Yike, I'm just glad we found out about this now and not Monday morning. Our filer consistently runs ~90% disk utilization, is usually running two or three de-dupe processes, is running on SATA disks, and one node does nothing but serve up NFS datastores to our VMware farm which we suspect is running mostly misaligned VMDK files.
So now we've postponed the upgrade. We'll need to retest against 8.1.2 (or later). We're averse to get too eager to upgrade to 8.1.2 until it's been out a while, especially as NetApp seems to be on a roll lately, releasing new versions to address performance issues that then seem have performance issues. We're also concerned about upgrading to any new version while the system is heavily loaded (we're also in the process of deploying a new block-level storage system that will offload more than half of the current performance load on the v3170).
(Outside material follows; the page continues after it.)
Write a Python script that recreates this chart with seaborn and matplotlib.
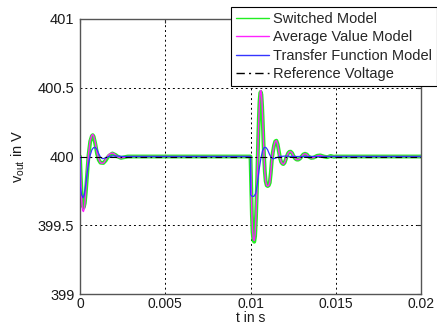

So. This post is intended first as a heads-up to anyone in a similar situation who's about upgrade to 8.1.1. Another takeaway might be to acknowledge the value of the official NetApp Communities pages: I've usually relied on this toasters list and/or our NetApp/VAR technical staff, but will also be following the "official" user community resources from now on.
And I also welcome any feedback from anyone with experience or information to offer. Anyone been in this situation? Anyone running 8.1.2 yet? Anyone have advice on upgrading a significantly busy system?
Hope to hear from you,
Randy Rue Seattle
Did you actually see “rlw_update” process in “ps” output? Could you show example of “ps” output where this process is seen? This is the first time I hear about “rlw_update” *process*. There is “rlw_upgrading” aggregate flag …
I have here one filer where RLW update still runs and I do not see this process. RLW upgrading is performed as part of normal aggregate scrubbing. May be you confuse extra load caused by aggregate scrubbing for load caused by RLW upgrading?
The thread you refer to intermixes at least half a dozen of different performance related problems and none of these problems is related to RLW at the end. The thread is actually pretty bad information source because it is no more possible to understand which problem is discussed.
Also on forums.netapp.com NetApp employee gave pretty good explanation of what RLW upgrade is.
-andrey
From: toasters-bounces@teaparty.net [mailto:toasters-bounces@teaparty.net] On Behalf Of Randy Rue Sent: Tuesday, December 04, 2012 2:37 AM To: toasters@teaparty.net Subject: 8.1.1 RLW Performance Trouble, 8.1.2 issues?
Hello All,
After a few months of planning and preparation we were just about to pull the trigger on an 8.1.1 upgrade to our v3170 currently running 7.3.5.1P5 with a 3Par T800 spinning 528 SATA spindles. We've crawled through release notes and upgrade notes, used the online "upgrade advisor" tools, checked this list and engaged our NetApp SE. Tested against a simulator, killed a chicken at midnight of the full moon, etc.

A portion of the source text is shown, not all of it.